Performance — ~10–30 seconds per 200 tokens on CPU. Consider calling during background tasks or on user initiation.

function GenerateButton({ prompt }: { prompt: string }) {
  const [output, setOutput]   = useState('')
  const [loading, setLoading] = useState(false)
 
  const handleGenerate = async () => {
    setLoading(true)
    try {
      const result = await ai.generate(prompt, { maxTokens: 150 })
      setOutput(result)
    } finally {
      setLoading(false)
    }
  }
 
  return (
    <View style={{ gap: 12 }}>
      <Pressable onPress={handleGenerate} disabled={loading}
                 style={{ padding: 12, backgroundColor: '#3a3a5e', borderRadius: 8 }}>
        <Text>{loading ? 'Generating…' : 'Generate'}</Text>
      </Pressable>
      {output ? <Text style={{ fontSize: 14, lineHeight: 22 }}>{output}</Text> : null}
    </View>
  )
}

ai.transcribe(audioPath, opts?)

Transcribe an audio file to text using Whisper-tiny (CPU).

const transcript = await ai.transcribe('/recordings/meeting.wav', {
  language: 'en',   // ISO 639-1 code; empty string = auto-detect (default)
})
console.log(transcript)

Options

OptionTypeDefaultDescription
languagestring''ISO 639-1 language code (e.g. 'en', 'fr').

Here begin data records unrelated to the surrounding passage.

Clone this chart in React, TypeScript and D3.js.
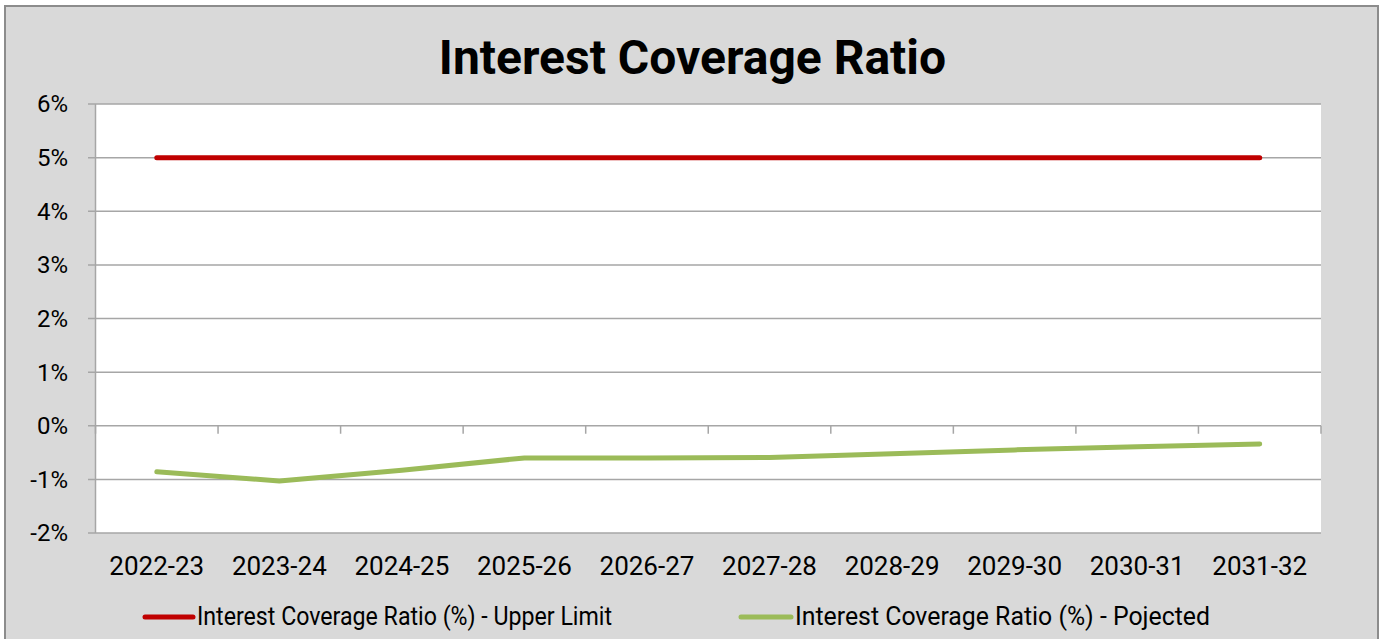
import React from "react";
import * as d3 from "d3";

const categories = ["2022-23", "2023-24", "2024-25", "2025-26", "2026-27", "2027-28", "2028-29", "2029-30", "2030-31", "2031-32"];
const upperLimit = [5, 5, 5, 5, 5, 5, 5, 5, 5, 5];
const projected = [-0.86, -1.03, -0.83, -0.6, -0.6, -0.59, -0.52, -0.45, -0.39, -0.34];
const yTicks = [-2, -1, 0, 1, 2, 3, 4, 5, 6];
const title = "Interest Coverage Ratio";
const seriesNames = ["Interest Coverage Ratio (%) - Upper Limit", "Interest Coverage Ratio (%) - Pojected"];
const seriesColors = ["#c00000", "#9bbb59"];

const W = 1387;
const H = 639;
const plot = { left: 95.5, right: 1321, top: 104, bottom: 533 };

export default function App() {
  const x = d3.scaleBand<string>().domain(categories).range([plot.left, plot.right]).padding(0);
  const y = d3.scaleLinear().domain([-2, 6]).range([plot.bottom, plot.top]);
  const cx = (c: string) => (x(c) as number) + x.bandwidth() / 2;
  const line = d3
    .line<number>()
    .x((_, i) => cx(categories[i]))
    .y((d) => y(d));
  const font = "Roboto, 'Noto Sans', sans-serif";
  const grid = "#a6a6a6";
  const boundaries = categories.map((c) => x(c) as number).concat([plot.right]);

  return (
    <svg width={W} height={H} style={{ position: "absolute", left: 0, top: 0 }} fontFamily={font}>
      <rect x={0} y={0} width={W} height={H} fill="#ffffff" />
      <rect x={5} y={6} width={1373} height={H + 10} fill="#d9d9d9" stroke="#8c8c8c" strokeWidth={2} />
      <text x={692.5} y={74} textAnchor="middle" fontSize={48} fontWeight={700} fill="#000">
        {title}
      </text>
      <rect x={plot.left} y={plot.top} width={plot.right - plot.left} height={plot.bottom - plot.top} fill="#ffffff" />
      {yTicks.map((t) => (
        <g key={t}>
          <line x1={88} x2={plot.right} y1={y(t)} y2={y(t)} stroke={grid} strokeWidth={1.5} />
          <text x={68} y={y(t)} dy="0.35em" textAnchor="end" fontSize={24} fill="#000">
            {`${t}%`}
          </text>
        </g>
      ))}
      <line x1={plot.left} x2={plot.left} y1={plot.top} y2={plot.bottom} stroke={grid} strokeWidth={1.5} />
      {boundaries.map((b, i) => (
        <line key={i} x1={b} x2={b} y1={y(0)} y2={y(0) + 8} stroke={grid} strokeWidth={1.5} />
      ))}
      {categories.map((c) => (
        <text key={c} x={cx(c)} y={575} textAnchor="middle" fontSize={26} fill="#000">
          {c}
        </text>
      ))}
      {[upperLimit, projected].map((s, i) => (
        <path
          key={i}
          d={line(s) as string}
          fill="none"
          stroke={seriesColors[i]}
          strokeWidth={5}
          strokeLinecap="round"
          strokeLinejoin="round"
        />
      ))}
      {[
        { lx1: 145, lx2: 193, tx: 197 },
        { lx1: 741, lx2: 791, tx: 795 },
      ].map((p, i) => (
        <g key={i}>
          <line x1={p.lx1} x2={p.lx2} y1={617} y2={617} stroke={seriesColors[i]} strokeWidth={5} strokeLinecap="round" />
          <text x={p.tx} y={625} fontSize={25} fill="#000" textLength={415} lengthAdjust="spacingAndGlyphs">
            {seriesNames[i]}
          </text>
        </g>
      ))}
    </svg>
  );
}
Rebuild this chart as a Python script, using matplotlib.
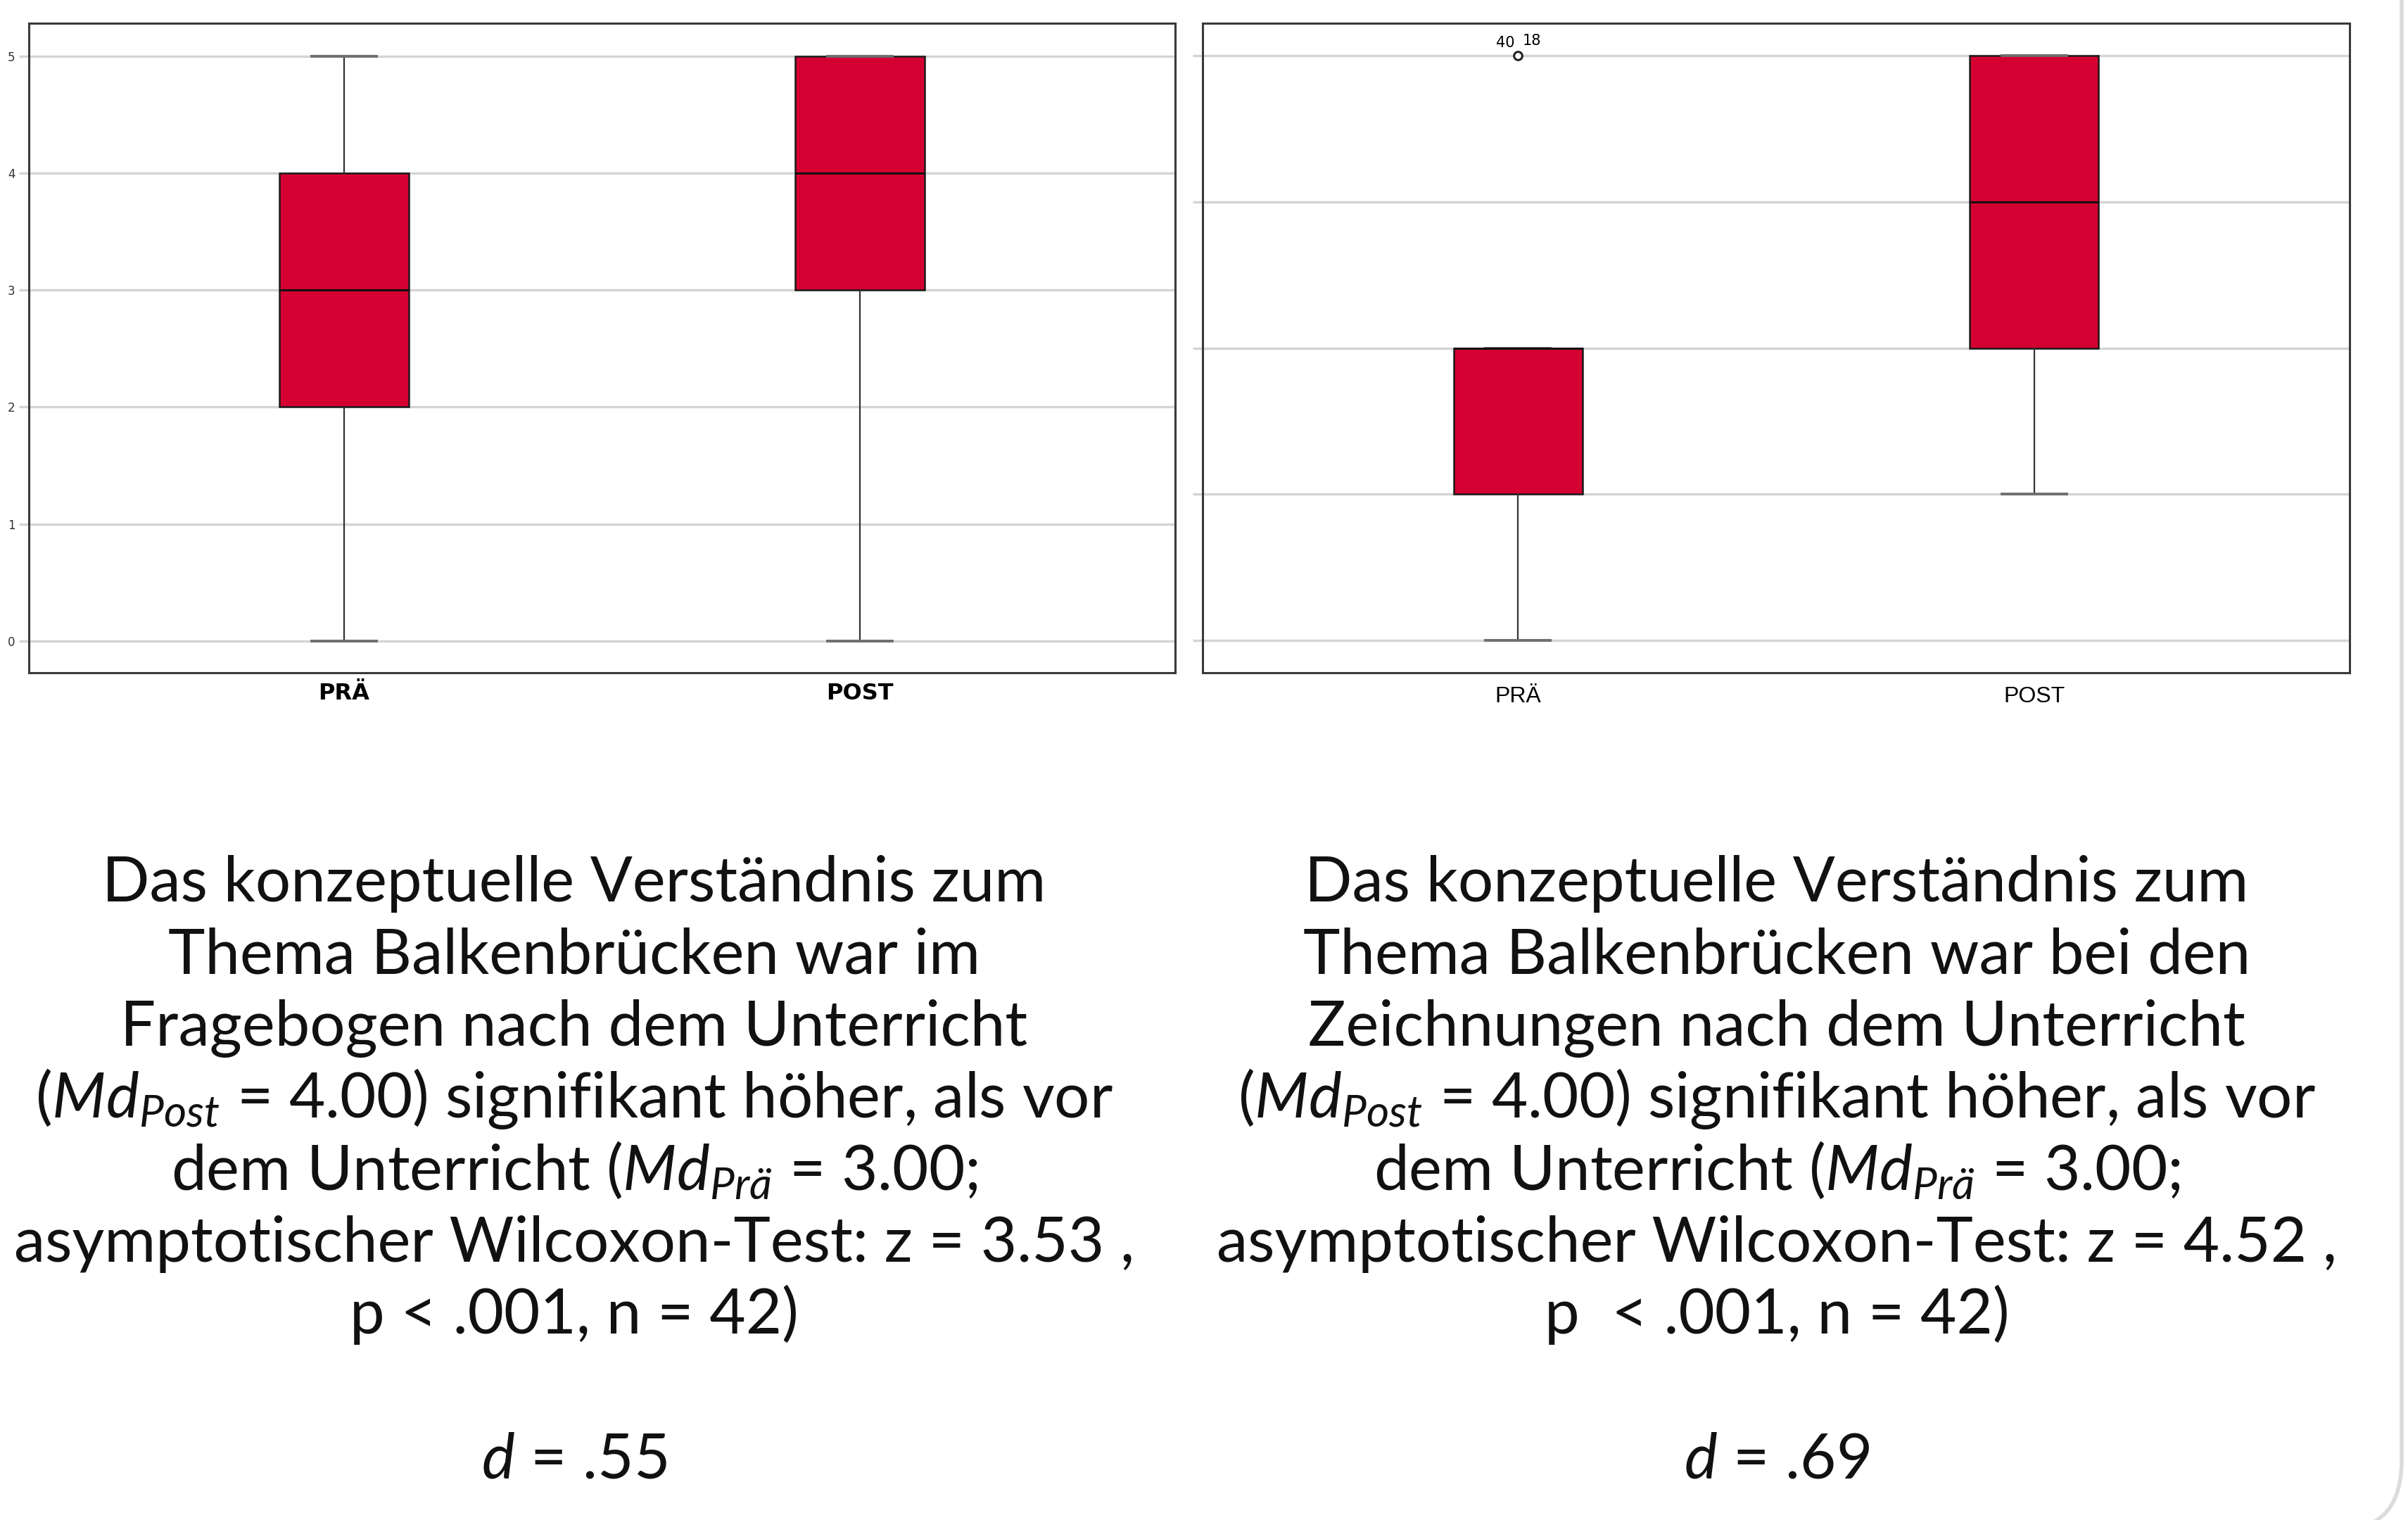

Empty = auto-detect

Returns Promise<string> — plain text transcript.

Supported formats — WAV (16 kHz mono preferred), MP3, FLAC, OGG.

Performance — ~5 seconds for a 30-second clip on CPU.

Record and transcribe

import { ai, dialog } from 'veloxkit'
 
async function pickAndTranscribe() {
  const paths = await dialog.openFile({
    filters: [{ name: 'Audio', extensions: ['wav', 'mp3', 'flac', 'ogg'] }],
  })
  if (!paths) return
 
  const text = await ai.transcribe(paths[0], { language: 'en' })
  return text
}

Best practices

Warm up models at startup

// In your app entry point — downloads happen here, not mid-session
useEffect(() => {
  const warmUp = async () => {
    // Trigger model load in background
    await ai.embed('warmup').catch(() => {})
  }
  warmUp()
}, [])

Battery-aware generation

import { system } from 'veloxkit'
 
async function safeGenerate(prompt: string) {
  const dark = system.getDarkMode()  // warm API check
  // The Rust layer logs a warning if on battery but doesn't block generation.
  // Check manually if you want to warn the user:
  const batt = await battery.getStatus()
  if (batt && !batt.charging && batt.level < 0.2) {
    throw new Error('Battery too low for AI inference — please plug in.')
  }
  return ai.generate(prompt)
}

All inference runs on CPU using SIMD acceleration. GPU support (CUDA / Metal) is planned for a future release. The ~/.cache/huggingface/ directory is shared with other HuggingFace tools — if you've already downloaded these models via Python, they won't be re-downloaded.